VMA’s Lavish Renovation on Rittenhouse Square

Eleven years in the making, Voith & Mactavish Architects’ renovation of a townhouse on Philadelphia’s Rittenhouse Square is eclectic, erudite and a work of passion.

That’s due mainly to the sophisticated interests of the architects’ clients, running the gamut from music, flowers, cooking, interiors and art.

“For this house, the design inspiration was them,” says Daniela Voith, founding partner in the firm. “We were constantly having discussions about what they love and how to incorporate that, with an exploration of other design genres.”

The four-story house with basement was built in the mid-19th century, and suffered a fire in 1910 or 1911. It underwent a complete renovation then, but by the mid-1960s, it was in complete disrepair. A doctor bought the home, cut the first floor up into office and exam rooms, and lived in the three floors above.

Always a gracious house, it still stands in one of the grandest sections of Rittenhouse Square. “It was built originally for a family of substantial wealth and income,” she says. “There was an expectation of service – the original kitchen was in the basement.”

The 8,400-square-foot house is restored now to its original proportions, after its mid-1960s modifications. “We pulled it back where there were dropped ceilings and soffits,” she says. “The first-floor ceilings are 11 feet.”

When VMA’s clients bought it 15 years ago, it had lapsed once again into a shambles. Lovers of the Philadelphia Orchestra, the couple from Wilmington, Del. wanted to move to Center City to be closer to its concerts. They interviewed VMA for the project, went silent for six weeks, then awarded them the project.

This was no ordinary renovation. It was to be phased, with the first initiative a move to build a garage at the rear garden, and upgrade the home‘s mechanical systems. “The house has every contemporary amenity in terms or wiring, heating, cooking and the Internet,” she says. “But there’s no sense of that, because there was no compromise.”

Once that was complete, the architects stepped into the design phase.

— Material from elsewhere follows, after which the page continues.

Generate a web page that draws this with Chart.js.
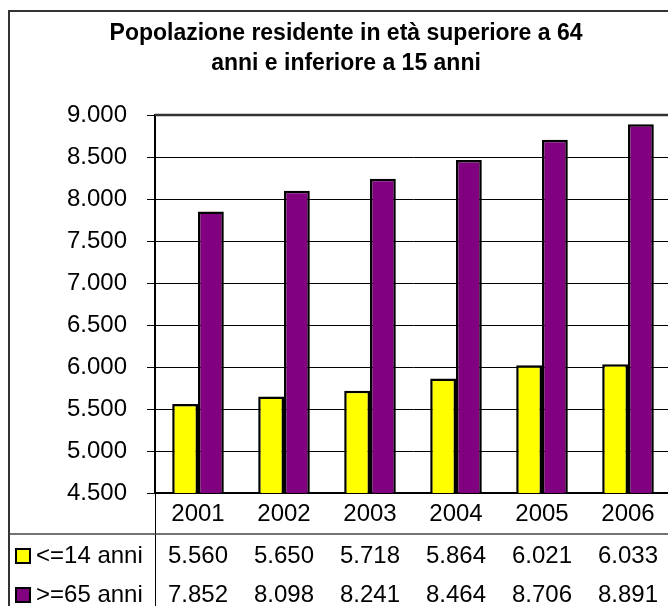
<!DOCTYPE html>
<html>
<head>
<meta charset="utf-8">
<script src="https://cdn.jsdelivr.net/npm/chart.js@4.4.1/dist/chart.umd.min.js"></script>
<style>
html,body{margin:0;padding:0;overflow:hidden;background:#fff;}
#wrap{width:690px;height:606px;}
</style>
</head>
<body>
<div id="wrap"><canvas id="c" width="690" height="606"></canvas></div>
<script>
const titleLines = ['Popolazione residente in età superiore a 64', 'anni e inferiore a 15 anni'];
const years = ['2001', '2002', '2003', '2004', '2005', '2006'];
const under15Label = '<=14 anni';
const under15 = [5560, 5650, 5718, 5864, 6021, 6033];
const over65Label = '>=65 anni';
const over65 = [7852, 8098, 8241, 8464, 8706, 8891];
const yMin = 4500, yMax = 9000, yStep = 500;

const FONT = '"Liberation Sans", Arial, sans-serif';
const fmt = v => String(v).replace(/\B(?=(\d{3})+(?!\d))/g, '.');

const frame = {
  id: 'frame',
  afterDraw(chart) {
    const ctx = chart.ctx, ca = chart.chartArea, xs = chart.scales.x;
    ctx.save();
    // outer border
    ctx.strokeStyle = '#333'; ctx.lineWidth = 2;
    ctx.beginPath();
    ctx.moveTo(9, chart.height + 5); ctx.lineTo(9, 11); ctx.lineTo(chart.width + 5, 11);
    ctx.stroke();
    // title
    ctx.fillStyle = '#000';
    ctx.font = 'bold 23px ' + FONT;
    ctx.textAlign = 'center'; ctx.textBaseline = 'alphabetic';
    ctx.fillText(titleLines[0], 346, 40);
    ctx.fillText(titleLines[1], 346, 70);
    // plot top border
    ctx.strokeStyle = '#333'; ctx.lineWidth = 2.5;
    ctx.beginPath(); ctx.moveTo(ca.left, ca.top); ctx.lineTo(chart.width, ca.top); ctx.stroke();
    // table lines
    ctx.strokeStyle = '#000'; ctx.lineWidth = 1;
    ctx.beginPath(); ctx.moveTo(ca.left + 0.5, ca.bottom); ctx.lineTo(ca.left + 0.5, chart.height); ctx.stroke();
    ctx.strokeStyle = '#444'; ctx.lineWidth = 1.5;
    ctx.beginPath(); ctx.moveTo(9, 534); ctx.lineTo(chart.width, 534); ctx.stroke();
    // table rows
    const rows = [
      {label: under15Label, data: under15, color: chart.data.datasets[0].backgroundColor, base: 563},
      {label: over65Label, data: over65, color: chart.data.datasets[1].backgroundColor, base: 602}
    ];
    ctx.font = '24px ' + FONT;
    rows.forEach(r => {
      ctx.fillStyle = '#000';
      ctx.textAlign = 'center';
      r.data.forEach((v, i) => ctx.fillText(fmt(v), xs.getPixelForValue(i), r.base));
      ctx.textAlign = 'left';
      ctx.fillText(r.label, 36, r.base);
      ctx.fillStyle = r.color;
      ctx.fillRect(16, r.base - 14, 14, 14);
      ctx.strokeStyle = '#000'; ctx.lineWidth = 2;
      ctx.strokeRect(16, r.base - 14, 14, 14);
    });
    ctx.restore();
  }
};

new Chart(document.getElementById('c'), {
  type: 'bar',
  data: {
    labels: years,
    datasets: [
      {label: under15Label, data: under15, backgroundColor: '#FFFF00', borderColor: '#000', borderWidth: 2.5},
      {label: over65Label, data: over65, backgroundColor: '#800080', borderColor: '#000', borderWidth: 2.5}
    ]
  },
  options: {
    responsive: false,
    animation: false,
    events: [],
    layout: {padding: {top: 115, left: 0, right: 19, bottom: 0}},
    datasets: {bar: {categoryPercentage: 0.6, barPercentage: 1}},
    plugins: {legend: {display: false}, title: {display: false}, tooltip: {enabled: false}},
    scales: {
      x: {
        grid: {display: false, drawTicks: false},
        border: {display: true, color: '#000', width: 2},
        ticks: {color: '#000', font: {family: FONT, size: 24}, padding: 7, maxRotation: 0, autoSkip: false},
        afterFit: s => { s.height = 113; }
      },
      y: {
        min: yMin, max: yMax,
        grid: {color: '#000', lineWidth: 1, tickLength: 8, tickColor: '#000'},
        border: {display: true, color: '#000', width: 2},
        ticks: {stepSize: yStep, color: '#000', font: {family: FONT, size: 24}, padding: 20, callback: v => fmt(v)},
        afterFit: s => { s.width = 155; }
      }
    }
  },
  plugins: [frame]
});
</script>
</body>
</html>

The clients moved out for two year, and the architects and interior designers from Executive Interiors tackled the entire house. “There was extensive work,” she says. “We changed around the upper floor staircase for access to the attic, and then every single wall was touched in some way.”

Their clients set out on a buying spree, sending back handpainted wallpaper from England, along with myriad marble fireplace mantles. Some of the original mantles carved out of Pennsylvania marble, dark and striated, remain.

No detail was too small to be overlooked. “The designers did these really amazing draperies and furniture in the dining room, and I was called in to do the paint colors,” she says. “I said: ‘I can’t just pick a paint color,’ so I went back to the office and photo-shopped the colors.”

It took her and an intern two weeks. “I went back and printed out the interior elevation with the colors shown, and they picked one,” she says. “It took the painters a month to paint the room, because it was not just one color – it’s about four.”

Moldings are eight inches, and baseboards,10. “We had to do a lot of research for the standing and running trim that was originally there, because the doctor had stripped it all out,” she says. “It was a guessing game.”

At the first floor rear, the architects designed a library –with books hidden behind wood panels. Then there’s a small breakfast kitchen, placed at the rear of the first floor to look the garden.

In fact, the whole idea of the garden was not to be in it but to look at it. “The hedging forms a knot – with vines and roses climbing around it,” she says. “There are four iron armatures that are four feet tall and four feet round to support vines growing vertically. It’s very formal, and you can see it from master.”

The clients’ passion for contemporary art (she’s an artist interested in platinum print photography), cooking, sailing, music and flowers drove the rest. One restriction was that no fabric in the home could feature any flower not in existence when the house was built.

The rear room on the second floor is sparsely decorated, with only a grand piano and a fireplace. And because the couple loves to sail, they often give dinners for their crew, in the green dining room with a floor painted in multi-colored parquets.

Those dinners emanate from a kitchen with 12 feet of cooking surface and a fireplace with spit for roasting. “They love, love, love to cook – and one of my great passions is to go over and help,” she says. “A city inspector once came over and said the renovation had to be shut down because there was no permit for a restaurant.”

That’s an indicator of the serious level of detail in this home’s redesign. Twenty-two-feet wide and 100 feet long, it’s a place where the clients’ joys, passions, and individualism are lavishly articulated.